Cliff Wolcott: Limo is a word, Durant. I don’t want to hear about it.
Durant: It is not a word. It’s an abbreviation of a word.
Cliff Wolcott: Limo is a word in common usage. That is the key phrase in scrabble, my friend, common usage.
Durant: No! If it’s not in the dictionary, it doesn’t count.
Cliff Wolcott: It doesn’t have to be in the dictionary!
Durant: It does have to be in the dictionary! Listen, when we get back to base, it’s coming off the board.
Cliff Wolcott: You touch my limo and I’ll spank you, Night Stalker. You hear me?
Durant: Yeah. Promises.
* And that usage of Secure Voice Radio in the Military and Coast Guard is no doubt very close to reality. What should have happened, I believe, is the Coast Guard should have had some preliminary communications on VHF unsecure … that anyone can monitor (and many will) laying down the fact that This is Just an Exercise. Then do the Mike Durant thing from Blackhawk down and go to UHF Secure (or whatever their equivalent is.) Then on there (on Secure Voice) they could have done their Simulated Intruder Communications – complete with the “Halt or we’ll board you, confiscate your vessel” and including the “Shots Fired” or “Bang Bang Bang” stuff that we’ve heard about today.
You see – A lot of people take security for grant it. But Homeland Security and the U.S. Coast Guard definately should not be doing that. And they should have communications and I.T. experts as well. They should know to take that stuff (communications in a training exercise) off of Public monitorable radio frequencies.
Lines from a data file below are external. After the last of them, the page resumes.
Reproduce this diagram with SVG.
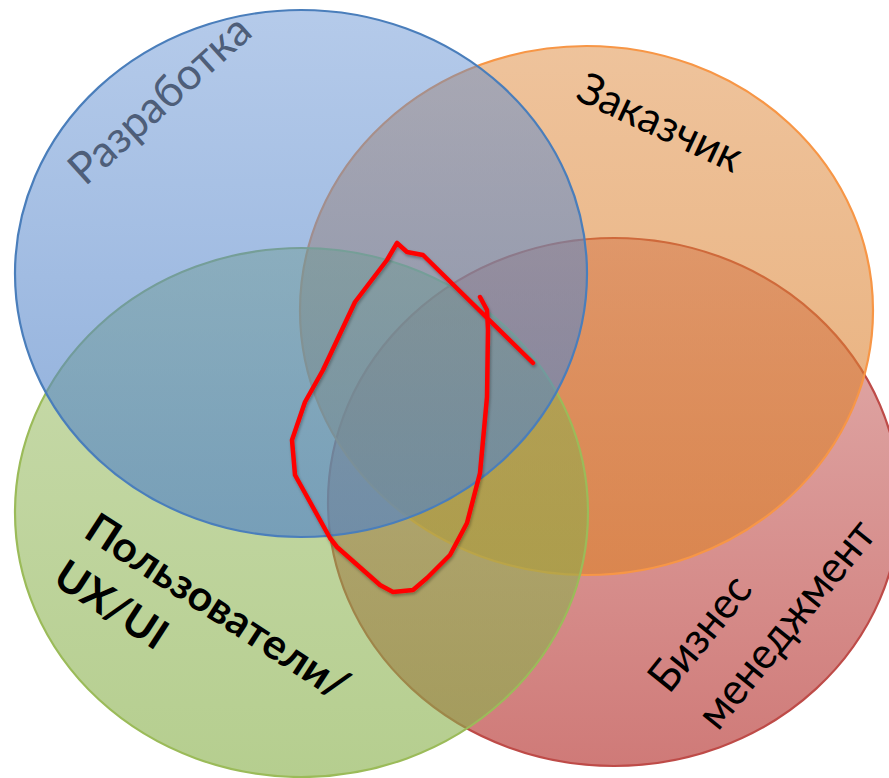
<svg xmlns="http://www.w3.org/2000/svg" width="889" height="778" viewBox="0 0 889 778">
  <style>
    .lbl { font-family: Lato, "Open Sans", "Liberation Sans", sans-serif; font-size: 44px; fill: #000; }
    .bold { font-weight: bold; font-size: 42px; }
    .dev { fill: #4E5E79; }
    .ring { stroke-width: 2.2; }
  </style>
  <defs>
    <linearGradient id="gBlue" x1="0" y1="0" x2="0" y2="1">
      <stop offset="0" stop-color="#5A8AD0" stop-opacity="0.45"/>
      <stop offset="1" stop-color="#5283C6" stop-opacity="0.66"/>
    </linearGradient>
    <linearGradient id="gOrange" x1="0" y1="0" x2="0" y2="1">
      <stop offset="0" stop-color="#DC8230" stop-opacity="0.48"/>
      <stop offset="1" stop-color="#DC8230" stop-opacity="0.66"/>
    </linearGradient>
    <linearGradient id="gGreen" x1="0" y1="0" x2="0" y2="1">
      <stop offset="0" stop-color="#88B04A" stop-opacity="0.45"/>
      <stop offset="1" stop-color="#88B04A" stop-opacity="0.62"/>
    </linearGradient>
    <linearGradient id="gRed" x1="0" y1="0" x2="0" y2="1">
      <stop offset="0" stop-color="#C0504D" stop-opacity="0.45"/>
      <stop offset="1" stop-color="#C0504D" stop-opacity="0.76"/>
    </linearGradient>
    <filter id="sh" x="-10%" y="-10%" width="120%" height="120%">
      <feDropShadow dx="1" dy="2" stdDeviation="1.5" flood-color="#000" flood-opacity="0.3"/>
    </filter>
  </defs>

  <g id="node-business">
    <ellipse class="ring" cx="614" cy="502" rx="286" ry="264" fill="url(#gRed)" stroke="#BE4B48"/>
    <text class="lbl" transform="translate(669,695) rotate(-51)" textLength="135" lengthAdjust="spacingAndGlyphs">Бизнес</text>
    <text class="lbl" transform="translate(718,732) rotate(-51)" textLength="254" lengthAdjust="spacingAndGlyphs">менеджмент</text>
  </g>

  <g id="node-customer">
    <ellipse class="ring" cx="586.5" cy="310.5" rx="286.5" ry="264.5" fill="url(#gOrange)" stroke="#F79646"/>
    <text class="lbl" transform="translate(574,99) rotate(25)" textLength="176" lengthAdjust="spacingAndGlyphs">Заказчик</text>
  </g>

  <g id="node-users">
    <ellipse class="ring" cx="301.5" cy="512.5" rx="286.5" ry="264.5" fill="url(#gGreen)" stroke="#9BBB59"/>
    <text class="lbl bold" transform="translate(82,536) rotate(33)" textLength="304" lengthAdjust="spacingAndGlyphs">Пользователи/</text>
    <text class="lbl bold" transform="translate(51,583) rotate(33)" textLength="125" lengthAdjust="spacingAndGlyphs">UX/UI</text>
  </g>

  <g id="node-dev">
    <ellipse class="ring" cx="301" cy="273.5" rx="286" ry="263.5" fill="url(#gBlue)" stroke="#4A7EBB"/>
    <text class="lbl dev" transform="translate(85,187) rotate(-42)" textLength="228" lengthAdjust="spacingAndGlyphs">Разработка</text>
  </g>

  <g id="connectors">
    <path filter="url(#sh)" fill="none" stroke="#FF0000" stroke-width="4.5" stroke-linejoin="round" stroke-linecap="round"
      d="M533,363 L423,255 L407,252 L397,243 L387,260 L355,302 L323,370 L305,402 L292,440 L295,475 L305,493 L330,538 L337,547 L380,585 L393,592 L413,590 L427,578 L450,555 L467,523 L480,473 L487,397 L488,330 L487,310 L480,297"/>
  </g>
</svg>
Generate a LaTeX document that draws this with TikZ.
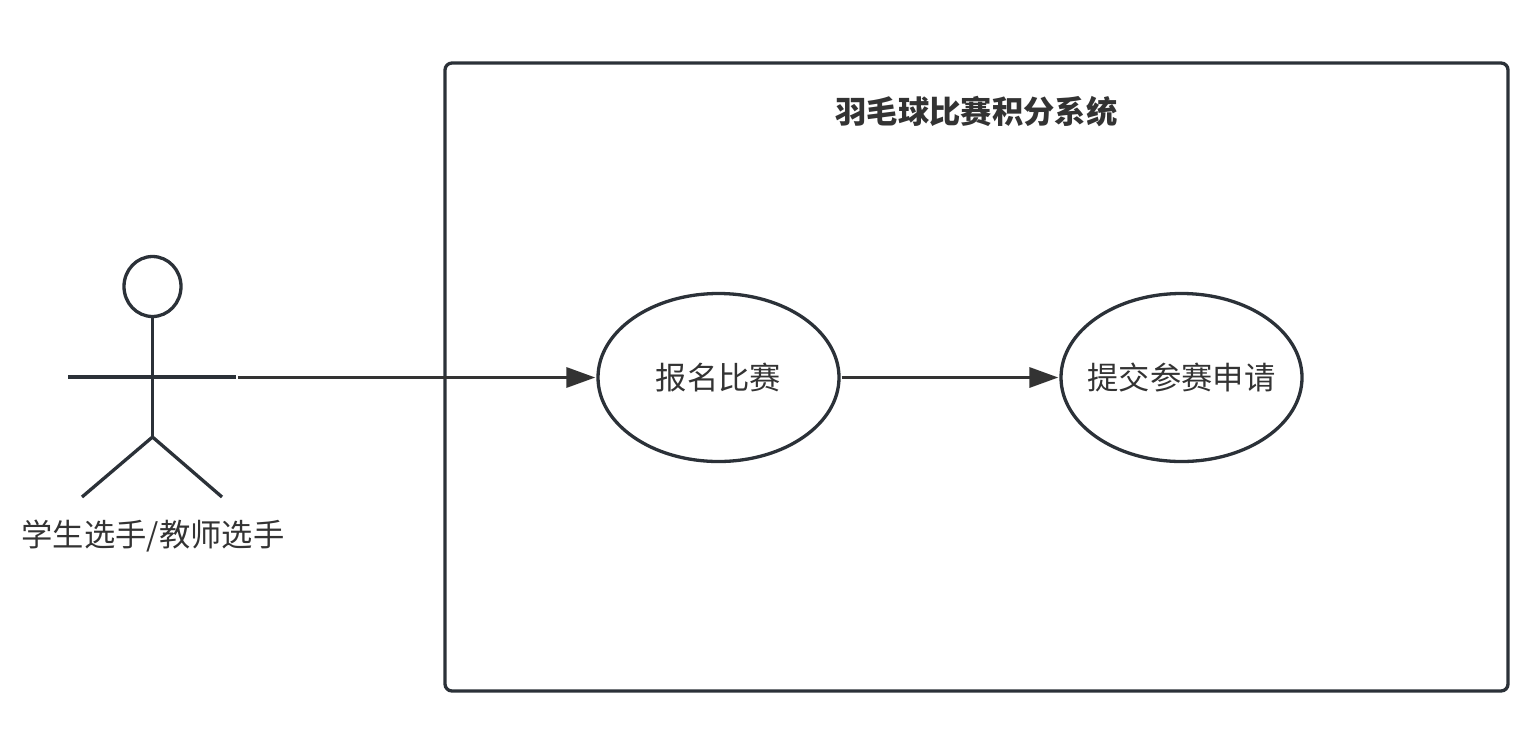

People often leave 802.11 WiFi Access Points unsecure. They don’t turn on WEP or WPA or WPA2 security. You see this would encrypt and protect those communications. Professionals know, and tell ordinary people, to use that encryption and protection.
Someone should have already told the Coast Guard that. They should already know that.
Other civilian communications – back in voice radio land again – People think they are on a Secure Radio, for example, when they use cheap FRS (Family Radio Service) walkie talkies. They think that these radios are private/secure because the advertising and the packaging and often even the owners manuals (if the owners read the owners manuals?) fool them into thinking they have a Private Radio Channel just because they turn on CTCSS (Continous Tone Control Squelch System) commonly known as “PL Tones”, or the Digital Version DCS which serves a similar purpose. But what many people don’t realize is that those false protections only keep THEIR RADIOS from hearing others, and other similar radios using different CTCSS or DCS setting numbers from hearing them. It does NOT AT ALL stop anyone else not using those features … including anyone with a wideband ham walkie talkie or (again) a Radio Shack (or Uniden, or Similar) Radio Scanner set.
#1.) The Coast Guard should have paid attention to the CALENDAR (9/11 did anyone have to tell them that?) and Current and Planned Government Events.
#2.) The Coast Guard should have (see my advice above) (hindsight is 20/20 I know!) used Secure Voice Equipment and Methods when transmitting the cited communications today. It might have been good also to have put out a voice bulletin on VHF 16, 13, 9 and That Working Coast Guard Channel that they may have used, etc. to warn the Civilian Population of a pending exercise. The Coast Guard puts out bulletins all of the time in everyones area, Potomac River, Fort Lauderdale, Miami, wherever they are – they have Coast Groups and Radio Operators and Base Stations with big transmitters and big antennas.
But then again … it might be a good idea to keep such training exercises a secret. So do the whole thing on Secure Voice. You wouldn’t want Alqueda to have someone here taking notes on the training exercises being done.